Exercise task -> Copy the data that follows, character for character, minus the pictures.

Data excerpt ->

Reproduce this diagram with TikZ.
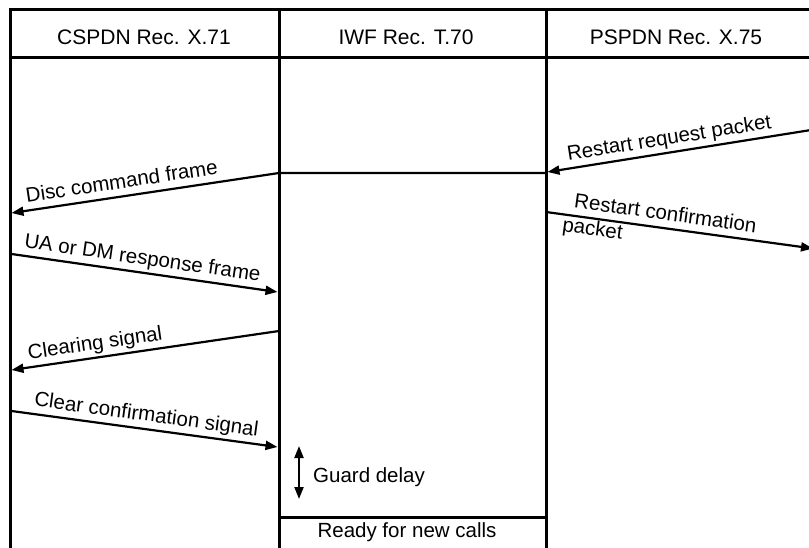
\documentclass[tikz,border=0pt]{standalone}
\usepackage{fontspec}
\setmainfont{Liberation Sans}
\usetikzlibrary{arrows.meta}
\begin{document}
\begin{tikzpicture}[x=1pt,y=-1pt,
  >={Triangle[length=12pt,width=9pt]},
  frame/.style={line width=3pt},
  msg/.style={line width=2.2pt},
  hdr/.style={font=\fontsize{21}{25}\selectfont, inner sep=0pt},
  lbl/.style={font=\fontsize{20.5}{24}\selectfont, inner sep=0pt, sloped, anchor=base}]
\useasboundingbox (0,0) rectangle (809,548);
% frame
\coordinate (tl) at (10,10);
\coordinate (tr) at (809,10);
\coordinate (bl) at (10,548);
\coordinate (hl) at (10,58);
\coordinate (hr) at (809,58);
\coordinate (m1t) at (279,10);
\coordinate (m1b) at (279,548);
\coordinate (m2t) at (546,10);
\coordinate (m2b) at (546,548);
\draw[frame] (tr) -- (tl) -- (bl);
\draw[frame] (hl) -- (hr);
\draw[frame] (m1t) -- (m1b);
\draw[frame] (m2t) -- (m2b);
% headers
\node[hdr] (h1) at (144,37) {CSPDN Rec. X.71};
\node[hdr] (h2) at (406,37) {IWF Rec. T.70};
\node[hdr] (h3) at (676,37) {PSPDN Rec. X.75};
% restart request packet
\coordinate (rq0) at (811,130);
\coordinate (rq1) at (547.5,172);
\draw[msg, <-] (rq1) -- node[lbl, pos=0.47, yshift=8pt] (t1) {Restart request packet} (rq0);
% disc command frame
\coordinate (dc0) at (546,173);
\coordinate (dc1) at (279,173);
\coordinate (dc2) at (11.5,213);
\draw[msg, <-] (dc2) -- node[lbl, pos=0.42, yshift=8pt] (t2) {Disc command frame} (dc1) -- (dc0);
% UA or DM response frame
\coordinate (ua0) at (11.5,254);
\coordinate (ua1) at (277.5,292);
\draw[msg, ->] (ua0) -- node[lbl, pos=0.485, yshift=8pt] (t3) {UA or DM response frame} (ua1);
% restart confirmation packet
\coordinate (rc0) at (546,212);
\coordinate (rc1) at (813,248.5);
\draw[msg, ->] (rc0) -- node[lbl, pos=0.44, yshift=8pt] (t4) {Restart confirmation}
  node[lbl, pos=0.18, yshift=-17pt] (t5) {packet} (rc1);
% clearing signal
\coordinate (cs0) at (279,331);
\coordinate (cs1) at (11.5,370);
\draw[msg, <-] (cs1) -- node[lbl, pos=0.32, yshift=8pt] (t6) {Clearing signal} (cs0);
% clear confirmation signal
\coordinate (cc0) at (11.5,411);
\coordinate (cc1) at (277.5,447);
\draw[msg, ->] (cc0) -- node[lbl, pos=0.5, yshift=8pt] (t7) {Clear confirmation signal} (cc1);
% guard delay
\coordinate (g0) at (299,446);
\coordinate (g1) at (299,499);
\draw[msg, <->] (g0) -- (g1);
\node[hdr, font=\fontsize{20.5}{24}\selectfont, anchor=west] (gd) at (313,477) {Guard delay};
% ready for new calls
\coordinate (r0) at (279,517);
\coordinate (r1) at (546,517);
\draw[frame] (r0) -- (r1);
\node[hdr, font=\fontsize{20.5}{24}\selectfont] (rd) at (407,532) {Ready for new calls};
\end{tikzpicture}
\end{document}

Answer to this task ->
Reproduce this diagram with TikZ.
\documentclass[tikz,border=0pt]{standalone}
\usepackage{fontspec}
\setmainfont{Liberation Sans}
\usetikzlibrary{arrows.meta}
\begin{document}
\begin{tikzpicture}[x=1pt,y=-1pt,
  >={Triangle[length=12pt,width=9pt]},
  frame/.style={line width=3pt},
  msg/.style={line width=2.2pt},
  hdr/.style={font=\fontsize{21}{25}\selectfont, inner sep=0pt},
  lbl/.style={font=\fontsize{20.5}{24}\selectfont, inner sep=0pt, sloped, anchor=base}]
\useasboundingbox (0,0) rectangle (809,548);
% frame
\coordinate (tl) at (10,10);
\coordinate (tr) at (809,10);
\coordinate (bl) at (10,548);
\coordinate (hl) at (10,58);
\coordinate (hr) at (809,58);
\coordinate (m1t) at (279,10);
\coordinate (m1b) at (279,548);
\coordinate (m2t) at (546,10);
\coordinate (m2b) at (546,548);
\draw[frame] (tr) -- (tl) -- (bl);
\draw[frame] (hl) -- (hr);
\draw[frame] (m1t) -- (m1b);
\draw[frame] (m2t) -- (m2b);
% headers
\node[hdr] (h1) at (144,37) {CSPDN Rec. X.71};
\node[hdr] (h2) at (406,37) {IWF Rec. T.70};
\node[hdr] (h3) at (676,37) {PSPDN Rec. X.75};
% restart request packet
\coordinate (rq0) at (811,130);
\coordinate (rq1) at (547.5,172);
\draw[msg, <-] (rq1) -- node[lbl, pos=0.47, yshift=8pt] (t1) {Restart request packet} (rq0);
% disc command frame
\coordinate (dc0) at (546,173);
\coordinate (dc1) at (279,173);
\coordinate (dc2) at (11.5,213);
\draw[msg, <-] (dc2) -- node[lbl, pos=0.42, yshift=8pt] (t2) {Disc command frame} (dc1) -- (dc0);
% UA or DM response frame
\coordinate (ua0) at (11.5,254);
\coordinate (ua1) at (277.5,292);
\draw[msg, ->] (ua0) -- node[lbl, pos=0.485, yshift=8pt] (t3) {UA or DM response frame} (ua1);
% restart confirmation packet
\coordinate (rc0) at (546,212);
\coordinate (rc1) at (813,248.5);
\draw[msg, ->] (rc0) -- node[lbl, pos=0.44, yshift=8pt] (t4) {Restart confirmation}
  node[lbl, pos=0.18, yshift=-17pt] (t5) {packet} (rc1);
% clearing signal
\coordinate (cs0) at (279,331);
\coordinate (cs1) at (11.5,370);
\draw[msg, <-] (cs1) -- node[lbl, pos=0.32, yshift=8pt] (t6) {Clearing signal} (cs0);
% clear confirmation signal
\coordinate (cc0) at (11.5,411);
\coordinate (cc1) at (277.5,447);
\draw[msg, ->] (cc0) -- node[lbl, pos=0.5, yshift=8pt] (t7) {Clear confirmation signal} (cc1);
% guard delay
\coordinate (g0) at (299,446);
\coordinate (g1) at (299,499);
\draw[msg, <->] (g0) -- (g1);
\node[hdr, font=\fontsize{20.5}{24}\selectfont, anchor=west] (gd) at (313,477) {Guard delay};
% ready for new calls
\coordinate (r0) at (279,517);
\coordinate (r1) at (546,517);
\draw[frame] (r0) -- (r1);
\node[hdr, font=\fontsize{20.5}{24}\selectfont] (rd) at (407,532) {Ready for new calls};
\end{tikzpicture}
\end{document}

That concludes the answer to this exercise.